In the Footsteps of Frederick Douglass

Frederick Douglass

King, like another great African-American leader, Frederick Douglass, did not believe that the foundations of the United States were so tainted that they should be rejected, as some say today. On the contrary, Douglass shocked the abolitionist world when, in 1860 in Glasgow, Scotland, he gave a speech on the topic of “The Constitution of the United States: Is It Pro-Slavery or Anti-Slavery?” and concluded, against the view of other anti-slavery activists:

I, on the other hand, deny that the Constitution guarantees the right to hold property in man, and believe that the way to abolish slavery in America is to vote such men into power as well use their powers for the abolition of slavery.

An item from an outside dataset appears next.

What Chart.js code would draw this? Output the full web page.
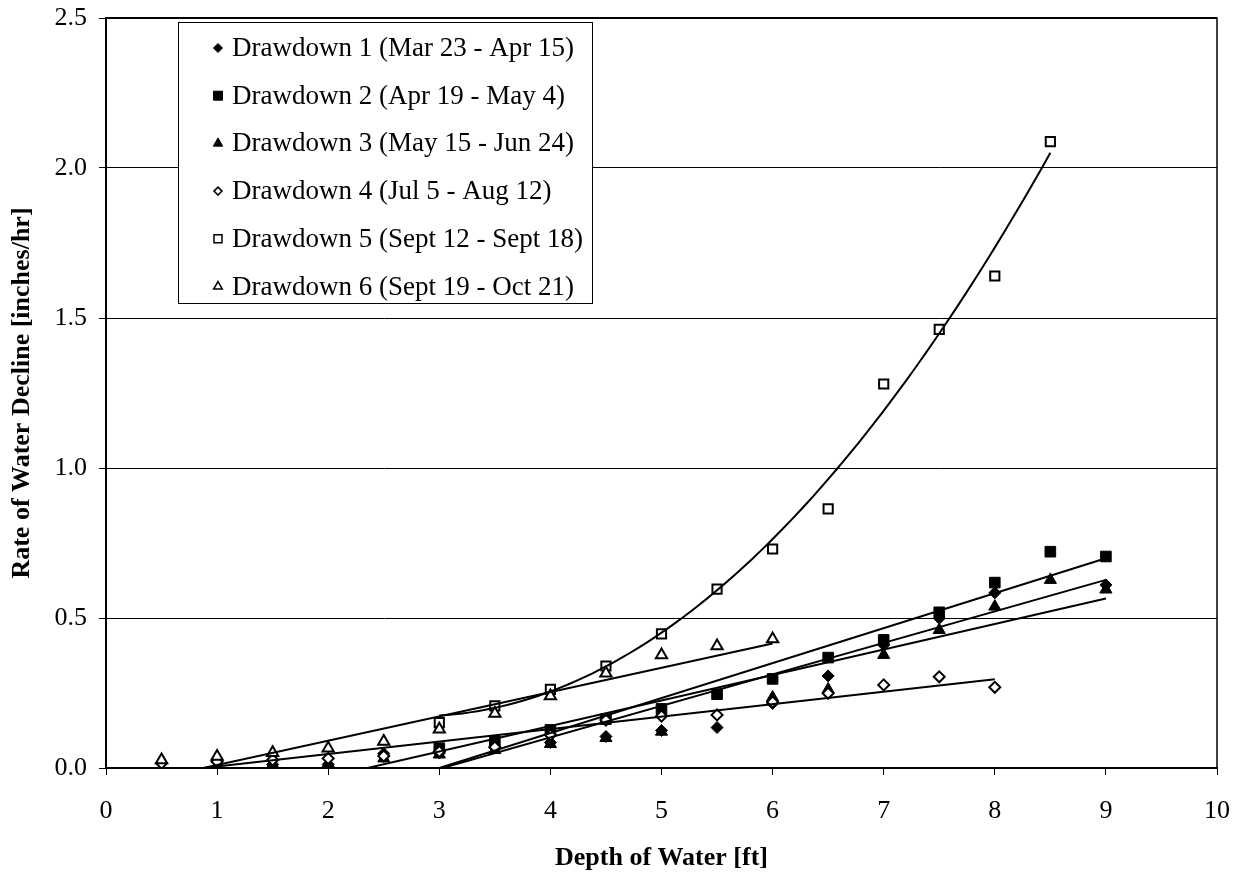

The full speech is well worth reading.

One could say the same of the corpus of the work of Dr. King. In reviewing this subject, I came across a speech which the young Martin King gave in an oratorical contest during his junior year in high school. The oration, found here , won him first prize, and clearly represented a step on his way to the thinking that led him to his later vocation as a preacher and practitioner of non-violence and love as the means of achieving the “American Dream.”

Those who work today for the realization of that Dream stand on the shoulders of these two great men, among others. They are a wellspring of inspiration which we would best not ignore.